Is Ted Cruz “too extreme”? Longtime Cruz-watchers note that he starts his stump speech with reference to the moral philosopher John Rawls (free advice for Team Cruz: that did not go down well at Hillsdale!) a favorite of progressives and chief antagonist to Robert Nozick, a favorite among libertarian-ish types. That citation is too high-minded to be pandering, and it is too Harvardian to be intended to stir up primary voters of the sort who are always going on contemptuously about “the elites” as they rah-rah for the gentleman from Texas . . . and Princeton, and Cambridge, Mass. It is not just an unthinking stump crutch, either. Senator Cruz is a man with a theory of justice of his own, a man with a politics of his own, and a man with ideas of his own. He is a man who has something that he wants to say and who sometimes seems less sure how to get it across to his audience.

No doubt Senator Cruz would say that he is “extreme” in the sense that he is guided by a conviction that the president and the government over which he presides must be bound by the Constitution, and that this is something close to absolute, and radical compared with the status quo. Senator Paul says similar things, and so does Governor Perry. It may very well be that 50 percent + 1 of the people who choose electors will nonetheless agree with him in November 2016. Or maybe they go full pinko instead — these are American voters we’re talking about, and they are an unpredictable bunch.

In football, any team can win on any given Sunday; in politics, any candidate can win on any given Tuesday. Ted Cruz did not cut a swath through Democrats to take his seat in the Senate — the Democrat, whose name I defy you to call up, was pro forma — but rather by defeating the Republican political machine in Texas and by making fools of its top dogs. If you think that he managed that by being stupid, then there is an adjective in this sentence for you.

Will he be the nominee? Good Lord, who knows or cares at this point? It’s a question mainly of interest to Ted Cruz and his rivals, and maybe to their sainted mothers.
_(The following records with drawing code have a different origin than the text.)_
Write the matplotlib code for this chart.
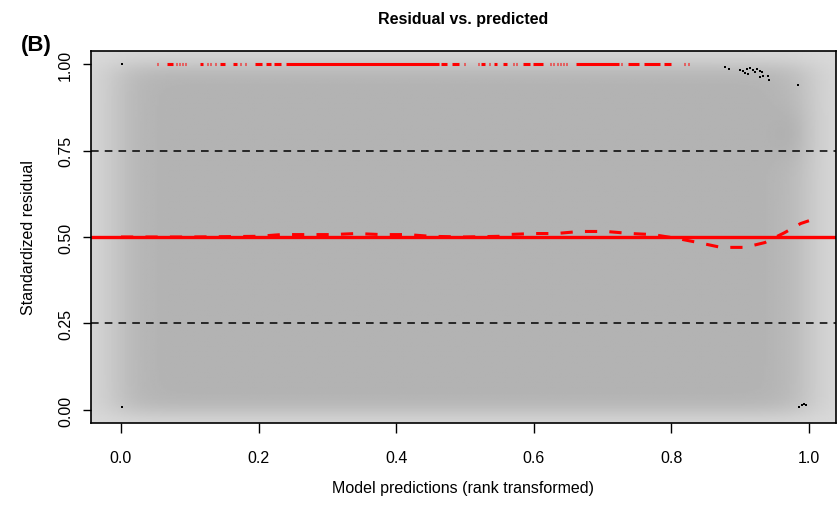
import numpy as np
import matplotlib.pyplot as plt

plt.rcParams['font.family'] = ['Liberation Sans', 'DejaVu Sans']

# DATA
# red outliers at 1.0 : runs of points (start, end) along the x axis
out_x0 = [0.0524, 0.0670, 0.0801, 0.0844, 0.0888, 0.0932, 0.1150, 0.1252, 0.1295, 0.1368,
          0.1441, 0.1630, 0.1732, 0.1805, 0.1951, 0.2110, 0.2227, 0.2402, 0.4658, 0.4818,
          0.4993, 0.5182, 0.5240, 0.5342, 0.5429, 0.5546, 0.5692, 0.5735, 0.5837, 0.5983,
          0.6230, 0.6274, 0.6332, 0.6376, 0.6419, 0.6463, 0.6608, 0.7263, 0.7365, 0.7598,
          0.7889, 0.8180, 0.8239]
out_x1 = [0.0539, 0.0757, 0.0815, 0.0859, 0.0902, 0.0946, 0.1194, 0.1266, 0.1310, 0.1383,
          0.1514, 0.1689, 0.1747, 0.1820, 0.2052, 0.2183, 0.2329, 0.4629, 0.4745, 0.4920,
          0.5007, 0.5197, 0.5298, 0.5357, 0.5459, 0.5604, 0.5706, 0.5750, 0.5939, 0.6128,
          0.6245, 0.6288, 0.6346, 0.6390, 0.6434, 0.6477, 0.7234, 0.7278, 0.7525, 0.7831,
          0.7991, 0.8195, 0.8253]

# black residual points (only the ones outside the density cloud)
pt_x = [0.002, 0.002, 0.986, 0.990, 0.993, 0.996, 0.878, 0.884, 0.900, 0.904, 0.910, 0.914,
        0.919, 0.921, 0.924, 0.929, 0.932, 0.933, 0.940, 0.942, 0.929, 0.907, 0.911, 0.984]
pt_y = [1.000, 0.008, 0.010, 0.013, 0.016, 0.015, 0.991, 0.986, 0.983, 0.980, 0.986, 0.988,
        0.983, 0.977, 0.986, 0.980, 0.977, 0.965, 0.965, 0.954, 0.962, 0.974, 0.971, 0.939]

# median quantile regression
qx = [0.0, 0.1, 0.2, 0.233, 0.269, 0.307, 0.342, 0.378, 0.416, 0.45, 0.5, 0.55, 0.561,
      0.599, 0.632, 0.667, 0.705, 0.741, 0.773, 0.808, 0.839, 0.872, 0.907, 0.936, 0.965,
      0.988, 1.0]
qy = [0.5, 0.5, 0.502, 0.507, 0.507, 0.507, 0.510, 0.507, 0.507, 0.502, 0.5, 0.502, 0.507,
      0.510, 0.510, 0.516, 0.516, 0.510, 0.507, 0.496, 0.484, 0.470, 0.470, 0.484, 0.513,
      0.539, 0.547]

quant = [0.25, 0.5, 0.75]
xticks = [0.0, 0.2, 0.4, 0.6, 0.8, 1.0]
yticks = [0.0, 0.25, 0.5, 0.75, 1.0]

xlim = (-0.0436, 1.0393)
ylim = (-0.0376, 1.0376)

fig = plt.figure(figsize=(8.39, 5.06), dpi=100)
ax = fig.add_axes([91/839, 1-424/506, (836-91)/839, (424-52)/506])

# smooth scatter style background
gx = np.linspace(xlim[0], xlim[1], 400)
gy = np.linspace(ylim[0], ylim[1], 300)
X, Y = np.meshgrid(gx, gy)
fx = 0.5*(np.tanh((X+0.01)/0.04) - np.tanh((X-1.0)/0.04))
fy = 0.5*(np.tanh((Y+0.01)/0.035) - np.tanh((Y-1.0)/0.035))
d = fx*fy
d = d + 0.2*np.exp(-((X-0.975)/0.03)**2 - ((Y-0.80)/0.08)**2)
d = np.clip(d, 0, 1.2)
grey = 0.855 - 0.155*d
ax.imshow(grey, extent=(xlim[0], xlim[1], ylim[0], ylim[1]), origin='lower',
          cmap='gray', vmin=0, vmax=1, aspect='auto', interpolation='bilinear', zorder=0)

ax.scatter(pt_x, pt_y, s=2.5, marker='s', color='black', linewidths=0, zorder=3)
ax.hlines([1.0]*len(out_x0), out_x0, out_x1, colors='red', linewidth=2.2, zorder=3)

for q in quant:
    if q == 0.5:
        ax.axhline(q, color='red', lw=2.4, zorder=2)
    else:
        ax.axhline(q, color='black', lw=1.1, dashes=(5, 4), zorder=2)
ax.plot(qx, qy, color='red', lw=2.2, dashes=(4, 4), zorder=4)

ax.set_xlim(xlim)
ax.set_ylim(ylim)
ax.set_xticks(xticks)
ax.set_xticklabels(['%.1f' % v for v in xticks])
ax.set_yticks(yticks)
ax.set_yticklabels(['%.2f' % v for v in yticks], rotation=90, va='center')
ax.tick_params(direction='out', width=1.0, labelsize=11.5)
ax.tick_params(axis='x', length=7.2, pad=12)
ax.tick_params(axis='y', length=6, pad=7)
for s in ax.spines.values():
    s.set_linewidth(1.2)

ax.set_xlabel('Model predictions (rank transformed)', fontsize=11.5, labelpad=11)
ax.set_ylabel('Standardized residual', fontsize=11.5, labelpad=16)
ax.set_title('Residual vs. predicted', fontsize=11.5, fontweight='bold', pad=20)
fig.text(36/839, 1-45/506, '(B)', fontsize=16, fontweight='bold', ha='center', va='center')

plt.savefig('out.png', dpi=100)
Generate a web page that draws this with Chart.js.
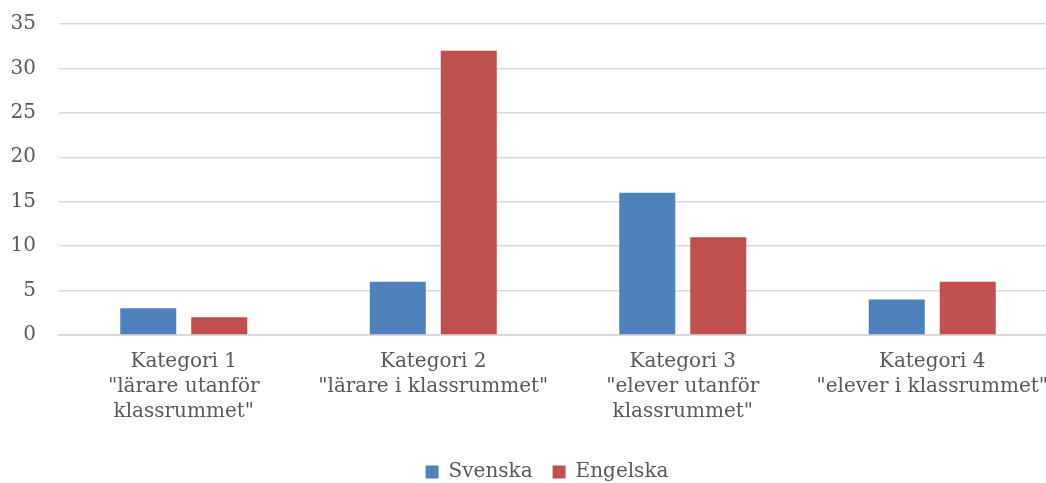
<!DOCTYPE html>
<html>
<head>
<meta charset="utf-8">
<script src="https://cdn.jsdelivr.net/npm/chart.js@4"></script>
<style>
	html, body { margin: 0; padding: 0; background: #fff; overflow: hidden; }
	#wrap { width: 1046px; height: 483px; overflow: hidden; }
	#box { width: 1086px; height: 483px; }
</style>
</head>
<body>
<div id="wrap"><div id="box"><canvas id="chart"></canvas></div></div>
<script>
// Chart data
const categories = [
	['Kategori 1', '"lärare utanför', 'klassrummet"'],
	['Kategori 2', '"lärare i klassrummet"'],
	['Kategori 3', '"elever utanför', 'klassrummet"'],
	['Kategori 4', '"elever i klassrummet"']
];
const svenska = [3, 6, 16, 4];
const engelska = [2, 32, 11, 6];
const yTicks = [0, 5, 10, 15, 20, 25, 30, 35];

const FONT = "'DejaVu Serif', serif";
const TEXT = '#595959';

// Nudge the legend to the right so it sits centred like the original
const legendShift = {
	id: 'legendShift',
	afterLayout: function(chart) {
		if (chart.legend) {
			chart.legend.left += 17;
			chart.legend.right += 17;
		}
	}
};

new Chart(document.getElementById('chart'), {
	type: 'bar',
	data: {
		labels: categories,
		datasets: [
			{ label: 'Svenska', data: svenska, backgroundColor: '#4f81bd' },
			{ label: 'Engelska', data: engelska, backgroundColor: '#c0504d' }
		]
	},
	plugins: [legendShift],
	options: {
		responsive: true,
		maintainAspectRatio: false,
		animation: false,
		categoryPercentage: 0.569,
		barPercentage: 0.789,
		layout: { padding: { top: 24, right: 29, left: 3, bottom: -9 } },
		plugins: {
			legend: {
				position: 'bottom',
				labels: {
					boxWidth: 13,
					boxHeight: 13,
					padding: 20,
					color: TEXT,
					font: { family: FONT, size: 20 }
				}
			},
			tooltip: { enabled: false }
		},
		scales: {
			x: {
				grid: { display: false },
				border: { color: '#d9d9d9', width: 2 },
				afterFit: function(axis) { axis.height = 107; },
				ticks: {
					color: TEXT,
					maxRotation: 0,
					autoSkip: false,
					padding: 6,
					font: { family: FONT, size: 20, lineHeight: 1.25 }
				}
			},
			y: {
				min: 0,
				max: 35,
				afterBuildTicks: function(axis) {
					axis.ticks = yTicks.map(v => ({ value: v }));
				},
				afterFit: function(axis) { axis.width = 56; },
				grid: {
					color: '#d9d9d9',
					lineWidth: 1.5,
					drawTicks: true,
					tickLength: 23,
					tickColor: 'rgba(0,0,0,0)'
				},
				border: { display: false },
				ticks: {
					color: TEXT,
					padding: 0,
					font: { family: FONT, size: 20 }
				}
			}
		}
	}
});
</script>
</body>
</html>
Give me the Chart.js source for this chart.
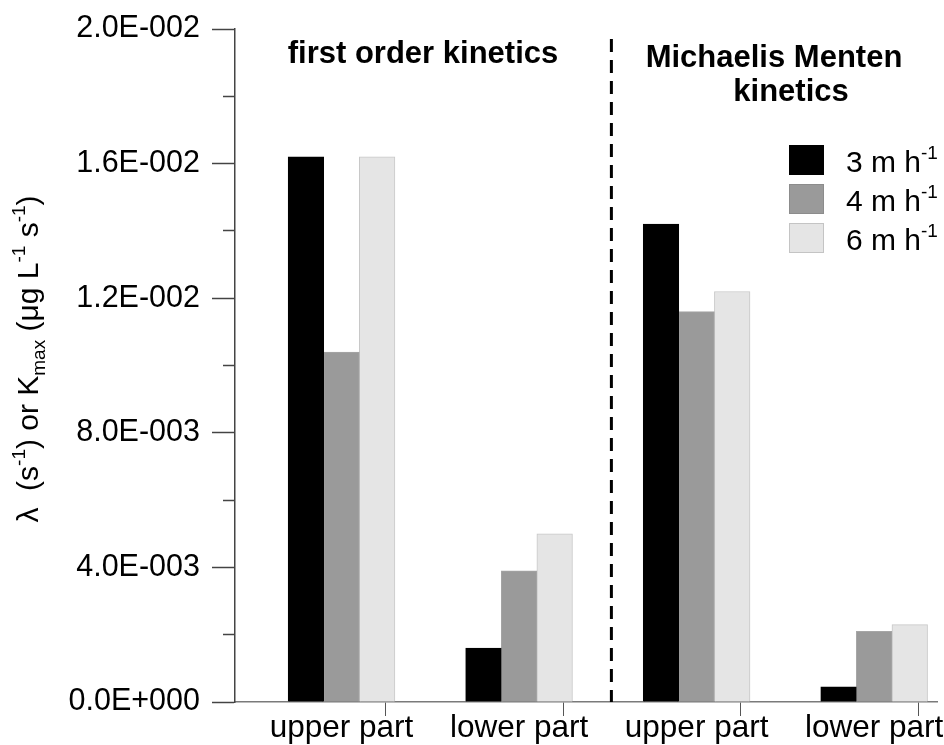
<!DOCTYPE html>
<html><head><meta charset="utf-8">
<script src="https://cdn.jsdelivr.net/npm/chart.js@4/dist/chart.umd.min.js"></script>
<style>html,body{margin:0;padding:0;background:#fff;overflow:hidden}canvas{display:block}</style>
</head><body>
<canvas id="c" width="944" height="745" style="width:944px;height:745px"></canvas>
<script>
// ---------- data ----------
const categories = ['upper part', 'lower part', 'upper part', 'lower part'];
const categoryPositions = [1, 2, 3, 4];
const categoryDividers = [1.5, 2.5, 3.5];
const seriesLabels = ['3 m h^{-1}', '4 m h^{-1}', '6 m h^{-1}'];
const series3mh = [0.0162, 0.0016, 0.0142, 0.00045];
const series4mh = [0.0104, 0.0039, 0.0116, 0.0021];
const series6mh = [0.0162, 0.0050, 0.0122, 0.0023];
const yTickValues = [0, 0.002, 0.004, 0.006, 0.008, 0.010, 0.012, 0.014, 0.016, 0.018, 0.020];
const yTickLabels = ['0.0E+000', '4.0E-003', '8.0E-003', '1.2E-002', '1.6E-002', '2.0E-002'];
const yAxisTitle = 'λ  (s^{-1}) or K_{max} (μg L^{-1} s^{-1})';
const panelTitleLeft = 'first order kinetics';
const panelTitleRight = ['Michaelis Menten', 'kinetics'];
const separatorX = [2.52, 2.52];
const separatorY = [0.0197, 0];

// ---------- helpers ----------
const FONT = '"Liberation Sans", Arial, sans-serif';
function parseRich(s) {
  const out = []; const re = /([\^_])\{([^}]*)\}/g; let last = 0, m;
  while ((m = re.exec(s))) {
    if (m.index > last) out.push({ t: s.slice(last, m.index), k: 'n' });
    out.push({ t: m[2], k: m[1] === '^' ? 'sup' : 'sub' });
    last = re.lastIndex;
  }
  if (last < s.length) out.push({ t: s.slice(last), k: 'n' });
  return out;
}
function drawRich(ctx, s, x, y, size, align, weight) {
  const segs = parseRich(s); const small = Math.round(size * 0.62);
  const w0 = weight ? weight + ' ' : '';
  let w = 0;
  segs.forEach(sg => { ctx.font = w0 + (sg.k === 'n' ? size : small) + 'px ' + FONT; sg.w = ctx.measureText(sg.t).width; w += sg.w; });
  let cx = align === 'center' ? x - w / 2 : x;
  ctx.textAlign = 'left'; ctx.textBaseline = 'alphabetic';
  segs.forEach(sg => {
    ctx.font = w0 + (sg.k === 'n' ? size : small) + 'px ' + FONT;
    const dy = sg.k === 'sup' ? -size * 0.42 : (sg.k === 'sub' ? size * 0.22 : 0);
    ctx.fillText(sg.t, cx, y + dy); cx += sg.w;
  });
}

const colors = ['#000000', '#9a9a9a', '#e5e5e5'];
const borders = ['#000000', '#a6a6a6', '#c8c8c8'];
const seriesData = [series3mh, series4mh, series6mh];

const barDatasets = seriesData.map((arr, i) => ({
  type: 'bar',
  label: seriesLabels[i],
  data: arr.map((v, j) => ({ x: categoryPositions[j], y: v })),
  backgroundColor: colors[i],
  borderColor: borders[i],
  borderWidth: 1,
  barThickness: 35.6,
  grouped: true
}));

const separatorDataset = {
  type: 'line',
  label: 'separator',
  data: separatorX.map((x, i) => ({ x: x, y: separatorY[i] })),
  borderColor: '#000',
  borderWidth: 3,
  borderDash: [13, 8],
  pointRadius: 0,
  fill: false
};

const overlayPlugin = {
  id: 'overlay',
  afterDraw(chart) {
    const ctx = chart.ctx;
    ctx.save();
    ctx.fillStyle = '#000';
    // panel titles
    ctx.font = 'bold 31px ' + FONT; ctx.textAlign = 'center'; ctx.textBaseline = 'alphabetic';
    ctx.fillText(panelTitleLeft, 423, 63);
    ctx.fillText(panelTitleRight[0], 774, 67);
    ctx.fillText(panelTitleRight[1], 791, 101);
    // legend
    chart.data.datasets.filter(d => d.type === 'bar').forEach((d, i) => {
      const y0 = 145 + 39 * i;
      ctx.fillStyle = d.backgroundColor;
      ctx.fillRect(789, y0, 35, 30);
      if (i > 0) { ctx.strokeStyle = i === 1 ? '#8c8c8c' : '#c4c4c4'; ctx.lineWidth = 1; ctx.strokeRect(789.5, y0 + 0.5, 34, 29); }
      ctx.fillStyle = '#000';
      drawRich(ctx, d.label, 846, 171.5 + 39 * i, 30, 'left');
    });
    // y axis title
    ctx.translate(38, 359);
    ctx.rotate(-Math.PI / 2);
    ctx.fillStyle = '#000';
    drawRich(ctx, yAxisTitle, 0, 0, 30, 'center');
    ctx.restore();
  }
};

new Chart(document.getElementById('c'), {
  type: 'bar',
  data: { datasets: [...barDatasets, separatorDataset] },
  options: {
    responsive: false,
    animation: false,
    layout: { padding: { top: 29, right: 7, left: 0, bottom: 0 } },
    plugins: { legend: { display: false }, tooltip: { enabled: false }, title: { display: false } },
    scales: {
      x: {
        type: 'linear',
        min: 0.4, max: 4.354,
        offset: false,
        afterBuildTicks(scale) {
          const vals = [...categoryPositions, ...categoryDividers].sort((a, b) => a - b);
          scale.ticks = vals.map(v => ({ value: v }));
        },
        afterFit(scale) { scale.height = 43; scale.paddingLeft = 0; scale.paddingRight = 0; },
        grid: {
          drawOnChartArea: false,
          drawTicks: true,
          tickLength: 14,
          tickColor: (c) => (c.tick && Number.isInteger(c.tick.value)) ? 'rgba(0,0,0,0)' : '#555',
          tickWidth: 1
        },
        border: { display: true, color: '#7a7a7a', width: 1.5 },
        ticks: {
          autoSkip: false, maxRotation: 0, minRotation: 0,
          padding: -3,
          color: '#000',
          font: { family: FONT, size: 31.5, lineHeight: 1 },
          callback: (v) => { const i = categoryPositions.indexOf(v); return i >= 0 ? categories[i] : ''; }
        }
      },
      y: {
        min: 0, max: 0.02,
        afterBuildTicks(scale) { scale.ticks = yTickValues.map(v => ({ value: v })); },
        afterFit(scale) { scale.width = 235; scale.paddingTop = 0; scale.paddingBottom = 0; },
        grid: {
          drawOnChartArea: false,
          drawTicks: true,
          tickLength: 23,
          tickColor: '#444',
          tickWidth: 1.5,
          tickBorderDash: (c) => (c.index % 2 === 1) ? [0, 11, 12] : []
        },
        border: { display: true, color: '#444', width: 1.5 },
        ticks: {
          autoSkip: false,
          padding: 12,
          color: '#000',
          font: { family: FONT, size: 30.5 },
          callback: (v, i) => (i % 2 === 0) ? yTickLabels[i / 2] : ''
        }
      }
    }
  },
  plugins: [overlayPlugin]
});
</script>
</body></html>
That we are so fascinated by the possibility is further evidence of the corrosive cult of the presidency — we conservatives should know better than to wait for the anointing of a savior.

Besides, the mighty Cthulhu (“Why Settle for the Lesser Evil?”) or the Sweet Meteor O’ Death may very well have changed the equation by then. It’s a long ways away.

The great irony of the moment is that the people writing Cruz off this week are sneering at his lack of political sophistication and congratulating themselves on their own. Ask Senator David Dewhurst how well that worked out for him.